Required task
Your task is to transcribe all of the data below exactly, omitting the images.

"""

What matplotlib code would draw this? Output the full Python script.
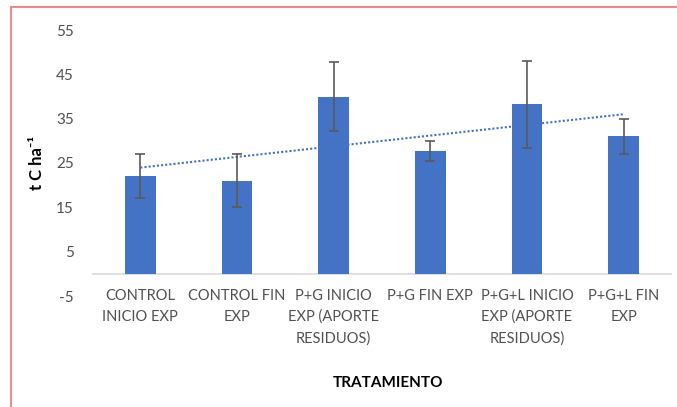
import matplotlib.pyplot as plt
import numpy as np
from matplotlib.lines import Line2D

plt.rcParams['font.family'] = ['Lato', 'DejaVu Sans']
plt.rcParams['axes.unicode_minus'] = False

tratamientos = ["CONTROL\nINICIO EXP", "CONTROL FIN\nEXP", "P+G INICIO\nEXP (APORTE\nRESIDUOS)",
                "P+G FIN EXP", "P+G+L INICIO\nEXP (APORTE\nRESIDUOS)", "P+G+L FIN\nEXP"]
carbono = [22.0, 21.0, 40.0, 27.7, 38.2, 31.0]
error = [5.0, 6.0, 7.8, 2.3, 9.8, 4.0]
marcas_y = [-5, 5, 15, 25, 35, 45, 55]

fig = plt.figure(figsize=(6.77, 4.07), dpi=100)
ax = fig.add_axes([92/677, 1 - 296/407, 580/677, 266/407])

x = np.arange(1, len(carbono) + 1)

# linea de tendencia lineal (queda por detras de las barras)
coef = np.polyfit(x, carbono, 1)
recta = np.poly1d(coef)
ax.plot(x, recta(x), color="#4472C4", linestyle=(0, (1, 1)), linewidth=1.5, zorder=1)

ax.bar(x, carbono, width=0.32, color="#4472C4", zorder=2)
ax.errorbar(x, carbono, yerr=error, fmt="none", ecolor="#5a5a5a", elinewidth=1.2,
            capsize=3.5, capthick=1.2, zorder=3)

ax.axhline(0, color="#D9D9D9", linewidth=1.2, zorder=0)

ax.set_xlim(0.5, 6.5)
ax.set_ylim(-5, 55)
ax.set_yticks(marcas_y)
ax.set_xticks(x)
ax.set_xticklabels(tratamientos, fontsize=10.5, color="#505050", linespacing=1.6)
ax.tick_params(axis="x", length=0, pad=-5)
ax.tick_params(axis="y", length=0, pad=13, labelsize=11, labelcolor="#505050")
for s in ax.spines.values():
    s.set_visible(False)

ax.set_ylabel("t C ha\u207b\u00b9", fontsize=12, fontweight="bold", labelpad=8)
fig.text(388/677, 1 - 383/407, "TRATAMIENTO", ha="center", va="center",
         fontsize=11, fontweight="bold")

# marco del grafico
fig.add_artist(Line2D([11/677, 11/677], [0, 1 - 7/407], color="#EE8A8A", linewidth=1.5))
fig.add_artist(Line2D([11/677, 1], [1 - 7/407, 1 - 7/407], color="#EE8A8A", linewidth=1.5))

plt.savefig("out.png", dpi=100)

"""

Exercise response
What matplotlib code would draw this? Output the full Python script.
import matplotlib.pyplot as plt
import numpy as np
from matplotlib.lines import Line2D

plt.rcParams['font.family'] = ['Lato', 'DejaVu Sans']
plt.rcParams['axes.unicode_minus'] = False

tratamientos = ["CONTROL\nINICIO EXP", "CONTROL FIN\nEXP", "P+G INICIO\nEXP (APORTE\nRESIDUOS)",
                "P+G FIN EXP", "P+G+L INICIO\nEXP (APORTE\nRESIDUOS)", "P+G+L FIN\nEXP"]
carbono = [22.0, 21.0, 40.0, 27.7, 38.2, 31.0]
error = [5.0, 6.0, 7.8, 2.3, 9.8, 4.0]
marcas_y = [-5, 5, 15, 25, 35, 45, 55]

fig = plt.figure(figsize=(6.77, 4.07), dpi=100)
ax = fig.add_axes([92/677, 1 - 296/407, 580/677, 266/407])

x = np.arange(1, len(carbono) + 1)

# linea de tendencia lineal (queda por detras de las barras)
coef = np.polyfit(x, carbono, 1)
recta = np.poly1d(coef)
ax.plot(x, recta(x), color="#4472C4", linestyle=(0, (1, 1)), linewidth=1.5, zorder=1)

ax.bar(x, carbono, width=0.32, color="#4472C4", zorder=2)
ax.errorbar(x, carbono, yerr=error, fmt="none", ecolor="#5a5a5a", elinewidth=1.2,
            capsize=3.5, capthick=1.2, zorder=3)

ax.axhline(0, color="#D9D9D9", linewidth=1.2, zorder=0)

ax.set_xlim(0.5, 6.5)
ax.set_ylim(-5, 55)
ax.set_yticks(marcas_y)
ax.set_xticks(x)
ax.set_xticklabels(tratamientos, fontsize=10.5, color="#505050", linespacing=1.6)
ax.tick_params(axis="x", length=0, pad=-5)
ax.tick_params(axis="y", length=0, pad=13, labelsize=11, labelcolor="#505050")
for s in ax.spines.values():
    s.set_visible(False)

ax.set_ylabel("t C ha\u207b\u00b9", fontsize=12, fontweight="bold", labelpad=8)
fig.text(388/677, 1 - 383/407, "TRATAMIENTO", ha="center", va="center",
         fontsize=11, fontweight="bold")

# marco del grafico
fig.add_artist(Line2D([11/677, 11/677], [0, 1 - 7/407], color="#EE8A8A", linewidth=1.5))
fig.add_artist(Line2D([11/677, 1], [1 - 7/407, 1 - 7/407], color="#EE8A8A", linewidth=1.5))

plt.savefig("out.png", dpi=100)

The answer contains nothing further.